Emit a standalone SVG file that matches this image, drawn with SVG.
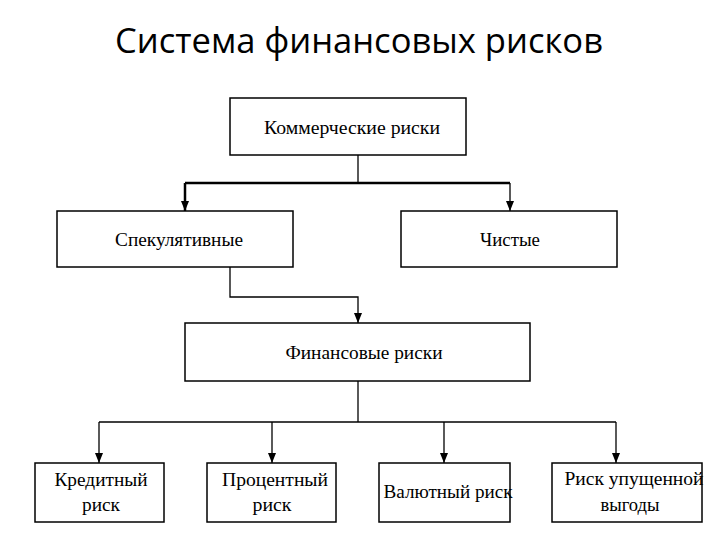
<svg xmlns="http://www.w3.org/2000/svg" width="720" height="540" viewBox="0 0 720 540">
<defs>
<marker id="ah" markerWidth="10" markerHeight="8" refX="10" refY="4" orient="auto" markerUnits="userSpaceOnUse" viewBox="0 0 10 8">
<path d="M0,0 L10,4 L0,8 Z" fill="#000"/>
</marker>
</defs>
<style>
.box{fill:#fff;stroke:#000;stroke-width:1.5}
.lbl{font-family:"Liberation Serif","Times New Roman",serif;font-size:18px;fill:#000;text-anchor:middle}
.ln{fill:none;stroke:#000;stroke-width:1.3}
.thk{fill:none;stroke:#000;stroke-width:2.5}
</style>
<rect width="720" height="540" fill="#fff"/>
<text x="359" y="53" font-family="Open Sans, Liberation Sans, sans-serif" font-size="35" text-anchor="middle" textLength="488" lengthAdjust="spacingAndGlyphs" fill="#000">Система финансовых рисков</text>
<g id="connectors">
<path class="ln" d="M358,155 V183"/>
<path class="thk" d="M185,183 H510"/>
<path class="thk" d="M185,183 V211" marker-end="url(#ah)"/>
<path class="ln" d="M510,183 V211" marker-end="url(#ah)"/>
<path class="ln" d="M230,267 V297 H358 V323" marker-end="url(#ah)"/>
<path class="ln" d="M358,381 V422"/>
<path class="ln" d="M99,422 H616"/>
<path class="ln" d="M99,422 V463" marker-end="url(#ah)"/>
<path class="ln" d="M272,422 V463" marker-end="url(#ah)"/>
<path class="ln" d="M444,422 V463" marker-end="url(#ah)"/>
<path class="ln" d="M616,422 V463" marker-end="url(#ah)"/>
</g>
<g id="n_commercial">
<rect class="box" x="230" y="98" width="236" height="57"/>
<text class="lbl" x="352" y="134" textLength="176" lengthAdjust="spacingAndGlyphs">Коммерческие риски</text>
</g>
<g id="n_spec">
<rect class="box" x="57" y="211" width="236" height="56"/>
<text class="lbl" x="179" y="246" textLength="128" lengthAdjust="spacingAndGlyphs">Спекулятивные</text>
</g>
<g id="n_pure">
<rect class="box" x="401" y="211" width="216" height="56"/>
<text class="lbl" x="510" y="246" textLength="60" lengthAdjust="spacingAndGlyphs">Чистые</text>
</g>
<g id="n_fin">
<rect class="box" x="185" y="323" width="345" height="58" stroke-width="2"/>
<text class="lbl" x="364" y="359" textLength="157" lengthAdjust="spacingAndGlyphs">Финансовые риски</text>
</g>
<g id="n_credit">
<rect class="box" x="35" y="463" width="129" height="59"/>
<text class="lbl" x="101" y="486" textLength="93" lengthAdjust="spacingAndGlyphs">Кредитный</text>
<text class="lbl" x="101" y="511" textLength="38" lengthAdjust="spacingAndGlyphs">риск</text>
</g>
<g id="n_interest">
<rect class="box" x="207" y="463" width="129" height="59"/>
<text class="lbl" x="275" y="486" textLength="106" lengthAdjust="spacingAndGlyphs">Процентный</text>
<text class="lbl" x="272" y="511" textLength="39" lengthAdjust="spacingAndGlyphs">риск</text>
</g>
<g id="n_currency">
<rect class="box" x="379" y="463" width="131" height="59"/>
<text class="lbl" x="448" y="498" textLength="129" lengthAdjust="spacingAndGlyphs">Валютный риск</text>
</g>
<g id="n_lost">
<rect class="box" x="552" y="463" width="150" height="59"/>
<text class="lbl" x="634" y="485" textLength="139" lengthAdjust="spacingAndGlyphs">Риск упущенной</text>
<text class="lbl" x="630" y="511" textLength="59" lengthAdjust="spacingAndGlyphs">выгоды</text>
</g>
</svg>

TASK REQUIREMENTS —
Reproduce the data word for word, excluding its pictures.

TASK ANSWER —
Emit a standalone SVG file that matches this image, drawn with SVG.
<svg xmlns="http://www.w3.org/2000/svg" width="720" height="540" viewBox="0 0 720 540">
<defs>
<marker id="ah" markerWidth="10" markerHeight="8" refX="10" refY="4" orient="auto" markerUnits="userSpaceOnUse" viewBox="0 0 10 8">
<path d="M0,0 L10,4 L0,8 Z" fill="#000"/>
</marker>
</defs>
<style>
.box{fill:#fff;stroke:#000;stroke-width:1.5}
.lbl{font-family:"Liberation Serif","Times New Roman",serif;font-size:18px;fill:#000;text-anchor:middle}
.ln{fill:none;stroke:#000;stroke-width:1.3}
.thk{fill:none;stroke:#000;stroke-width:2.5}
</style>
<rect width="720" height="540" fill="#fff"/>
<text x="359" y="53" font-family="Open Sans, Liberation Sans, sans-serif" font-size="35" text-anchor="middle" textLength="488" lengthAdjust="spacingAndGlyphs" fill="#000">Система финансовых рисков</text>
<g id="connectors">
<path class="ln" d="M358,155 V183"/>
<path class="thk" d="M185,183 H510"/>
<path class="thk" d="M185,183 V211" marker-end="url(#ah)"/>
<path class="ln" d="M510,183 V211" marker-end="url(#ah)"/>
<path class="ln" d="M230,267 V297 H358 V323" marker-end="url(#ah)"/>
<path class="ln" d="M358,381 V422"/>
<path class="ln" d="M99,422 H616"/>
<path class="ln" d="M99,422 V463" marker-end="url(#ah)"/>
<path class="ln" d="M272,422 V463" marker-end="url(#ah)"/>
<path class="ln" d="M444,422 V463" marker-end="url(#ah)"/>
<path class="ln" d="M616,422 V463" marker-end="url(#ah)"/>
</g>
<g id="n_commercial">
<rect class="box" x="230" y="98" width="236" height="57"/>
<text class="lbl" x="352" y="134" textLength="176" lengthAdjust="spacingAndGlyphs">Коммерческие риски</text>
</g>
<g id="n_spec">
<rect class="box" x="57" y="211" width="236" height="56"/>
<text class="lbl" x="179" y="246" textLength="128" lengthAdjust="spacingAndGlyphs">Спекулятивные</text>
</g>
<g id="n_pure">
<rect class="box" x="401" y="211" width="216" height="56"/>
<text class="lbl" x="510" y="246" textLength="60" lengthAdjust="spacingAndGlyphs">Чистые</text>
</g>
<g id="n_fin">
<rect class="box" x="185" y="323" width="345" height="58" stroke-width="2"/>
<text class="lbl" x="364" y="359" textLength="157" lengthAdjust="spacingAndGlyphs">Финансовые риски</text>
</g>
<g id="n_credit">
<rect class="box" x="35" y="463" width="129" height="59"/>
<text class="lbl" x="101" y="486" textLength="93" lengthAdjust="spacingAndGlyphs">Кредитный</text>
<text class="lbl" x="101" y="511" textLength="38" lengthAdjust="spacingAndGlyphs">риск</text>
</g>
<g id="n_interest">
<rect class="box" x="207" y="463" width="129" height="59"/>
<text class="lbl" x="275" y="486" textLength="106" lengthAdjust="spacingAndGlyphs">Процентный</text>
<text class="lbl" x="272" y="511" textLength="39" lengthAdjust="spacingAndGlyphs">риск</text>
</g>
<g id="n_currency">
<rect class="box" x="379" y="463" width="131" height="59"/>
<text class="lbl" x="448" y="498" textLength="129" lengthAdjust="spacingAndGlyphs">Валютный риск</text>
</g>
<g id="n_lost">
<rect class="box" x="552" y="463" width="150" height="59"/>
<text class="lbl" x="634" y="485" textLength="139" lengthAdjust="spacingAndGlyphs">Риск упущенной</text>
<text class="lbl" x="630" y="511" textLength="59" lengthAdjust="spacingAndGlyphs">выгоды</text>
</g>
</svg>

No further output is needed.